The city of Andernach, Germany, planted 101 varieties of tomatoes in the town center and told everyone to pluck and take whatever they wanted.
The town, which sits in the Rhine River Valley, has an unofficial motto: “Picking is encouraged — help yourself.”
It’s one of a growing number of places across the globe known as edible cities. In the United States, there are public lands from Seattle to North Carolina where people are welcome to pick and take from fruiting trees and bushes.
Organizers interviewed for this article said there has never been a problem with people taking more than they need, whether they grab a single pear or a bag full of potatoes and artichokes. Every year, there is more than enough produce to go around.
“Many here are very proud when you talk to them about our edible city,” said Bettina Schneider, 29, city team coordinator for the Edible Cities Network in Andernach.
When word got out that Andernach’s public gardens and orchards — which started in 2010 — were free for the picking, other cities in Germany and throughout the European Union joined in, she said. Now the Edible Cities Network is funded by the European Commission, the executive body of the E.U.
The areas that were converted into fruiting gardens and orchards in Andernach were previously overgrown and unkempt, so the gardens were well received, Schneider said, noting that a medieval moat is now covered with peach, almond and pear trees, and vacant spaces near schools have been transformed into community vegetable patches. (Andernach, founded by Romans in 12 B.C., is one of Germany’s oldest towns.)
Since 2018, Andernach has been part of the Edible Cities Network, a group of about 150 cities around the world with fruit trees and vegetable gardens in public places for anyone to access free of charge, said Marisa Pettit, a coordinator for Edible Cities.
“Every partner organization in the project receives funding from the E.U. budget to carry out their work,” Pettit said.
Pettit said that several cities also receive funding for what Edible Cities calls “living labs” — green spaces where residents can hold community events and develop their own plans to help their urban gardens to thrive and produce bountiful harvests.
Edible Cities is now supporting a community garden in Cuba, while cities in China, Tunisia, Togo and Uruguay are also developing plans for urban food forests, said Ina Säumel, a principal investigator for the Edible Cities Network.
“Public green natural spaces in cities are incredibly valuable, and even more so as temperatures rise and cities become more densely populated,” Säumel said.
Edible Cities is trying to encourage people to get involved in their urban parks rather than only think of them as passive places, Säumel said.
Many U.S. cities have similar projects.
Detroit has an urban farming movement, Philadelphia has food forests, and there are edible community projects in Atlanta and Los Angeles.

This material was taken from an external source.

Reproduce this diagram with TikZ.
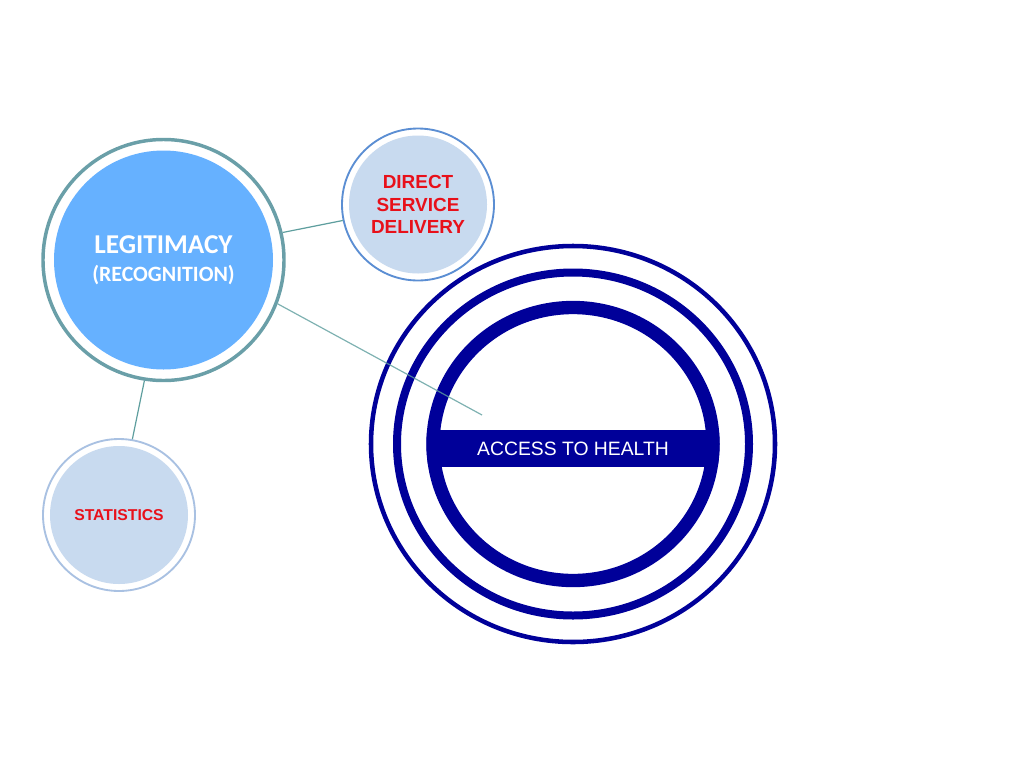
\documentclass[tikz,border=0pt]{standalone}
\usepackage{fontspec}
\setmainfont{Liberation Sans}
\newfontfamily\calib{Carlito}
\definecolor{teal1}{HTML}{6A9FA8}
\definecolor{legfill}{HTML}{66B1FF}
\definecolor{smallring}{HTML}{5B8ED3}
\definecolor{statring}{HTML}{A9C1E2}
\definecolor{smallfill}{HTML}{C8DAEF}
\definecolor{navy1}{HTML}{000099}
\definecolor{txtred}{HTML}{E8101A}
\definecolor{linkc}{HTML}{5E9E9E}
\tikzset{
  ringnode/.style={circle, inner sep=0pt, minimum size=#1},
  linkline/.style={draw=linkc, line width=0.9pt},
  redtext/.style={text=txtred, font=\bfseries, align=center},
  legtext/.style={text=white, inner sep=0pt},
}
\begin{document}
\begin{tikzpicture}[x=0.75pt,y=-0.75pt]
\useasboundingbox (0,0) rectangle (1024,768);
% Legitimacy
\node[ringnode=241*0.75pt, draw=teal1, line width=2.6pt, fill=white] (leg) at (163.5,260) {};
\fill[legfill] (163.5,260) circle[radius=109.5];
\node[legtext, font=\calib\bfseries\fontsize{20.4pt}{24pt}\selectfont] (legtxt) at (163.5,245) {LEGITIMACY};
\node[legtext, font=\calib\bfseries\fontsize{16.4pt}{20pt}\selectfont] (rectxt) at (163.5,275) {(RECOGNITION)};
% Direct service delivery
\node[ringnode=152*0.75pt, draw=smallring, line width=1.4pt, fill=white] (dsd) at (418,204.5) {};
\fill[smallfill] (418,204.5) circle[radius=69];
\node[redtext, font=\bfseries\fontsize{14.2pt}{16.8pt}\selectfont] (dsdtxt) at (418,204.5) {DIRECT\\SERVICE\\DELIVERY};
% Statistics
\node[ringnode=152*0.75pt, draw=statring, line width=1.4pt, fill=white] (stat) at (119,515) {};
\fill[smallfill] (119,515) circle[radius=69];
\node[redtext, font=\bfseries\fontsize{11.8pt}{14pt}\selectfont] (stattxt) at (119,515) {STATISTICS};
% Access to health rings
\coordinate (ac) at (573,444);
\draw[navy1, line width=3.4pt] (ac) ellipse[x radius=202, y radius=198];
\draw[navy1, line width=6pt] (ac) ellipse[x radius=176, y radius=171.5];
\draw[navy1, line width=10pt] (ac) ellipse[x radius=140, y radius=136.5];
\begin{scope}
  \clip (ac) ellipse[x radius=146.5, y radius=143];
  \fill[navy1] (420,430) rectangle (730,467);
\end{scope}
\node[text=white, font=\fontsize{14.5pt}{16pt}\selectfont] (ah) at (573,449) {ACCESS TO HEALTH};
\coordinate (lineend) at (482,415);
% connectors
\draw[linkline] (leg.13) -- (dsd.192);
\draw[linkline, draw opacity=0.8] (leg.-21) -- (lineend);
\draw[linkline] (leg.-99) -- (stat.80);
\end{tikzpicture}
\end{document}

All rely on volunteers to do the weeding, pruning and planting.
Smaller cities such as Bloomington, Ind., and Hyattsville, Md., also have fruit trees and vegetable gardens that can be accessed by anyone.
At the Dr. George Washington Carver Edible Park in Asheville, N.C., founded more than 20 years ago, residents can harvest whatever they like from 40 varieties of fruit and nut trees, said Lynx Bergdahl, a community organizer at Bountiful Cities, the nonprofit that helps manage the food forest.

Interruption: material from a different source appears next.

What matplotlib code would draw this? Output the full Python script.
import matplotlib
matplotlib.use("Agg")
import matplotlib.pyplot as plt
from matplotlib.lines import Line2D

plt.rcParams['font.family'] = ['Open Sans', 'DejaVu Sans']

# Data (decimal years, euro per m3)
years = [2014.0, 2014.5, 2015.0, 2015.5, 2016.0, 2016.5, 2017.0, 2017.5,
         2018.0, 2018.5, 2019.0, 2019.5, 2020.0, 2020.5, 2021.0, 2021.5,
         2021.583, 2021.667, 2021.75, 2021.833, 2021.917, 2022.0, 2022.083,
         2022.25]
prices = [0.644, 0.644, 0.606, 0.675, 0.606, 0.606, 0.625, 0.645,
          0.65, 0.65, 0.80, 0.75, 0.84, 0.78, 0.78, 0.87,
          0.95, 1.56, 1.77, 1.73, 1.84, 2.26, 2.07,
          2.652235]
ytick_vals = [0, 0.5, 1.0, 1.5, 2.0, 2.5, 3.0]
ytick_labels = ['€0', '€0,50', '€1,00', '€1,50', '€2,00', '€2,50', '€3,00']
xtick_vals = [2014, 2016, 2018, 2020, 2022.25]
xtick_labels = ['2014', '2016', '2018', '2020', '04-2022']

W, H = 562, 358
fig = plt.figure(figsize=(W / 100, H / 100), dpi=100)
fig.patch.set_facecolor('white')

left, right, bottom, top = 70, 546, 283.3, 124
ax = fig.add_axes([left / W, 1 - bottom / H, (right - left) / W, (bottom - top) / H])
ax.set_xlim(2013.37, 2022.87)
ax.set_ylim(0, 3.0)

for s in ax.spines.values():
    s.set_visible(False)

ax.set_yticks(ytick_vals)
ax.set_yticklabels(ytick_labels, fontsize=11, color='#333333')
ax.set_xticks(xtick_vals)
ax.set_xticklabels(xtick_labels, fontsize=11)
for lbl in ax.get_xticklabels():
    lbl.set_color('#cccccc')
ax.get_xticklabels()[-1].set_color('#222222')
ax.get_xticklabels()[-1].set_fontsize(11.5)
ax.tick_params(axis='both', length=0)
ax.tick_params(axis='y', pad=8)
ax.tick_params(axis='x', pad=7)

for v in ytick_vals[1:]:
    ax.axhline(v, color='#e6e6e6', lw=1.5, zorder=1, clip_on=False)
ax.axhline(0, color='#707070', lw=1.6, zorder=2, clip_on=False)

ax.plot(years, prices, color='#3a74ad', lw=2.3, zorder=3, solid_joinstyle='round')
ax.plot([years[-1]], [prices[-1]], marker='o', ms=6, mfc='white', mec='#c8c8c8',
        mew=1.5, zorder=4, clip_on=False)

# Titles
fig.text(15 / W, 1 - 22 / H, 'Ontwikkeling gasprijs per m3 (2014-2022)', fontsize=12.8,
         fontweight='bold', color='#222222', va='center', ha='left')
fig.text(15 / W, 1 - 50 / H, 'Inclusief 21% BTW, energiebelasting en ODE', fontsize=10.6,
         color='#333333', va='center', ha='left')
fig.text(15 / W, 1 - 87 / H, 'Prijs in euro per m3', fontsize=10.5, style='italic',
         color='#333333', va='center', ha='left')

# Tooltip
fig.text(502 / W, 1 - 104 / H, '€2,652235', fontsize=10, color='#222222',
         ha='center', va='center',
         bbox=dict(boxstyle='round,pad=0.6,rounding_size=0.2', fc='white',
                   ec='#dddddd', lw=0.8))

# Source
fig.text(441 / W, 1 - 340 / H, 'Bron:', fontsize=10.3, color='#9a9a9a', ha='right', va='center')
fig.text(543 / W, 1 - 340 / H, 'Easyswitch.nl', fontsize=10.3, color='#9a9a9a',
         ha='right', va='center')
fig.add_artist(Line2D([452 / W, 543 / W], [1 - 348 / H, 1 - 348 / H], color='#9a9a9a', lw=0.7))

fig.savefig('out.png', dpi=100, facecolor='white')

“Anyone can get whatever they want, when they want it,” said Bergdahl, 33. “This is about taking away as many barriers as possible to create public food access, whether somebody wants a single apple or an entire basket.”
In Seattle, the neighborhood of Beacon Hill turned a steep and empty slope next to a public park into a vibrant edible landscape in 2012 through a partnership with the city.

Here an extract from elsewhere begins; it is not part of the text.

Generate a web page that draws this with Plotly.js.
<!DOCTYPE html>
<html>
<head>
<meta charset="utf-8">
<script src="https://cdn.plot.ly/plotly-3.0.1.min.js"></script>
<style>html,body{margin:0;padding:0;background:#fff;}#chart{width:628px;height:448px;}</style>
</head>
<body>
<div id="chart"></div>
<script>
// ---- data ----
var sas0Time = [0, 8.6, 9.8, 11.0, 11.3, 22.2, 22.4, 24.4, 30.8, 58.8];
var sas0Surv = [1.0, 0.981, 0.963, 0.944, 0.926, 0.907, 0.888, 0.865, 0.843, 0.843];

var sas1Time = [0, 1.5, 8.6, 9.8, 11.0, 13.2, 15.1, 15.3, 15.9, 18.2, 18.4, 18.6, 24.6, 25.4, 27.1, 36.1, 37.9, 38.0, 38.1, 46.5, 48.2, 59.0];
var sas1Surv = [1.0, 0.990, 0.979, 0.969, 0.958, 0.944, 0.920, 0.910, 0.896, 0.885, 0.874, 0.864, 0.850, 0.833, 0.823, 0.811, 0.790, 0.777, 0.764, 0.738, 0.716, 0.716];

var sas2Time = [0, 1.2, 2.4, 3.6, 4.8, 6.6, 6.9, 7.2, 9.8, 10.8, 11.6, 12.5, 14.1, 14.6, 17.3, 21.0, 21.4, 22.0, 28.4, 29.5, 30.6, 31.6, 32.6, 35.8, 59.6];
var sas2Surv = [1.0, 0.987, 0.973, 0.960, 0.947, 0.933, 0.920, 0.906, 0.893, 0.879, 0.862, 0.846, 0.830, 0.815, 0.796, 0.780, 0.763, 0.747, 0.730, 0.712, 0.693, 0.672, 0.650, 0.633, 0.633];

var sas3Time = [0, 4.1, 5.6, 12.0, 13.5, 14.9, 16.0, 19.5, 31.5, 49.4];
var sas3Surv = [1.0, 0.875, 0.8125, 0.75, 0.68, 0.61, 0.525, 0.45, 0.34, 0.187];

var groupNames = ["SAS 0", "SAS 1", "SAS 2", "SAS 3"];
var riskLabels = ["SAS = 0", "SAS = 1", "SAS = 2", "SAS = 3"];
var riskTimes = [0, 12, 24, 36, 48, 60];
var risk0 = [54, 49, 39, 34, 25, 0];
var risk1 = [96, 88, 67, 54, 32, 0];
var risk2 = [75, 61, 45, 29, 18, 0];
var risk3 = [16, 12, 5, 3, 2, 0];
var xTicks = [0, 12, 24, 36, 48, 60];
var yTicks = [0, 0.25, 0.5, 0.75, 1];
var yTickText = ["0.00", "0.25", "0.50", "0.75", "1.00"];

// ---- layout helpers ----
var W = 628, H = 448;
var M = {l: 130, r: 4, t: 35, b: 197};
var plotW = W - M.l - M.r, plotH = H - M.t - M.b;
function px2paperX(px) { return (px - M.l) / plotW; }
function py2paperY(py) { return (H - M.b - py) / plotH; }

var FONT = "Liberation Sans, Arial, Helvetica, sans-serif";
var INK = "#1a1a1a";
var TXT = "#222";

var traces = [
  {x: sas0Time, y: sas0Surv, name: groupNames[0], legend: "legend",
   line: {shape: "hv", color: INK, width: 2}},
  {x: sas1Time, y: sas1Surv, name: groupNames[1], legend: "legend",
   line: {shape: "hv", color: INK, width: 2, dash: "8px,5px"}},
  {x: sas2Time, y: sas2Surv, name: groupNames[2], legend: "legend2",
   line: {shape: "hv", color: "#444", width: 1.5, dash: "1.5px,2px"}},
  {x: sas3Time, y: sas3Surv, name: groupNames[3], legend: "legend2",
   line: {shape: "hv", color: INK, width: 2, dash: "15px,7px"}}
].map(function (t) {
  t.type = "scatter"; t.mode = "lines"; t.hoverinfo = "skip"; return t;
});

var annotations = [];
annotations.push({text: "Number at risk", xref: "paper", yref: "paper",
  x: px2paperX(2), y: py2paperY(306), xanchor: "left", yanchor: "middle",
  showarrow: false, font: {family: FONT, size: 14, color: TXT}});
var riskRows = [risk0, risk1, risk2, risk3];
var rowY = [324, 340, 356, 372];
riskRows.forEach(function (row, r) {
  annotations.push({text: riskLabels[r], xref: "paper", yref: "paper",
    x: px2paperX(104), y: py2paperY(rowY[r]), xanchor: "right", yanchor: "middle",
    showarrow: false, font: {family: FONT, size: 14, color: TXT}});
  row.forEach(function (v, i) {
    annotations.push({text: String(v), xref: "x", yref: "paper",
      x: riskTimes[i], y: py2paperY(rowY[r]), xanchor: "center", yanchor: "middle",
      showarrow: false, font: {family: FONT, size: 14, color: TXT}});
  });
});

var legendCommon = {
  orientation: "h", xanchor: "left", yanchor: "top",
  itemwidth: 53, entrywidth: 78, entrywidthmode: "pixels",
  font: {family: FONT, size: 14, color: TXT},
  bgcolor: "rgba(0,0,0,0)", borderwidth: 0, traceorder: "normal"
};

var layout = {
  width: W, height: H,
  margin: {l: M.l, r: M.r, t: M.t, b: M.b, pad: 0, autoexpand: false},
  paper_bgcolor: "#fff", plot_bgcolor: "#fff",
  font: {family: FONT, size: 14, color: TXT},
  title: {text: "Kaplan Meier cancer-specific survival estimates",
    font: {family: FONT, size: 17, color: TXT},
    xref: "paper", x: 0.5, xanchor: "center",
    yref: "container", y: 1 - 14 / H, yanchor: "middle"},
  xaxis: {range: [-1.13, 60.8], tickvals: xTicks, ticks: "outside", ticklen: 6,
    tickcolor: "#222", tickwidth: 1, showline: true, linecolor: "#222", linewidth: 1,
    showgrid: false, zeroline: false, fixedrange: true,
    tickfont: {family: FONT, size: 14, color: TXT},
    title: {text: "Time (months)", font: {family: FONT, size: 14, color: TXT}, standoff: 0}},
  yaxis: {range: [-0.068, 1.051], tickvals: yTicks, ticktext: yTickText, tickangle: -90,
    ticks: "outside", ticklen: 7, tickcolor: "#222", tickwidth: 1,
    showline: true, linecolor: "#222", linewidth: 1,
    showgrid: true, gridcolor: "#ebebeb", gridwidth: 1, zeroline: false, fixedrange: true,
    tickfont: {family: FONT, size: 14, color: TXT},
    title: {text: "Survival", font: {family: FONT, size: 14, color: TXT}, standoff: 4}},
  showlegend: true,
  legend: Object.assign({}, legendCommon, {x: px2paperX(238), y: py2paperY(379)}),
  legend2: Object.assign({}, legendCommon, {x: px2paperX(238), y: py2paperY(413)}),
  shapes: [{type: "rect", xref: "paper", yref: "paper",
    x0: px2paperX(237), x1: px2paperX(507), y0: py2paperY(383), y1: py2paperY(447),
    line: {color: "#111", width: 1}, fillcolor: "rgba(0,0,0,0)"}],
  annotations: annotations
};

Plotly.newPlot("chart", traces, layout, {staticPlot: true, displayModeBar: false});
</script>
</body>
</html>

The Beacon Food Forest recently celebrated its 10th anniversary as a diverse community garden that is open to anyone walking by, said Elise Evans, one of the project’s volunteers.
“We have seven acres to work with and we’ve used about half that so far,” said Evans, noting that the forest has more than 1,000 plants and trees, with everything free for the picking.
“To create something from a blank hillside was a big deal,” she said. “Our harvest truly offers something for everyone and it’s based on trust. People take what they need and are fed for free, and that’s an empowering feeling.”
More than 5,000 miles away from Seattle, Schneider said that’s what Andernach had in mind when tomatoes and fruit trees were first planted in public spaces tucked around the city’s medieval walls.
“A large number of unusual plants can grow here, so we now have banana trees, crunchy almonds and pomegranates,” Schneider said.
Like everything else, they’re available to early risers and late-night ramblers alike, she said, “no questions asked.”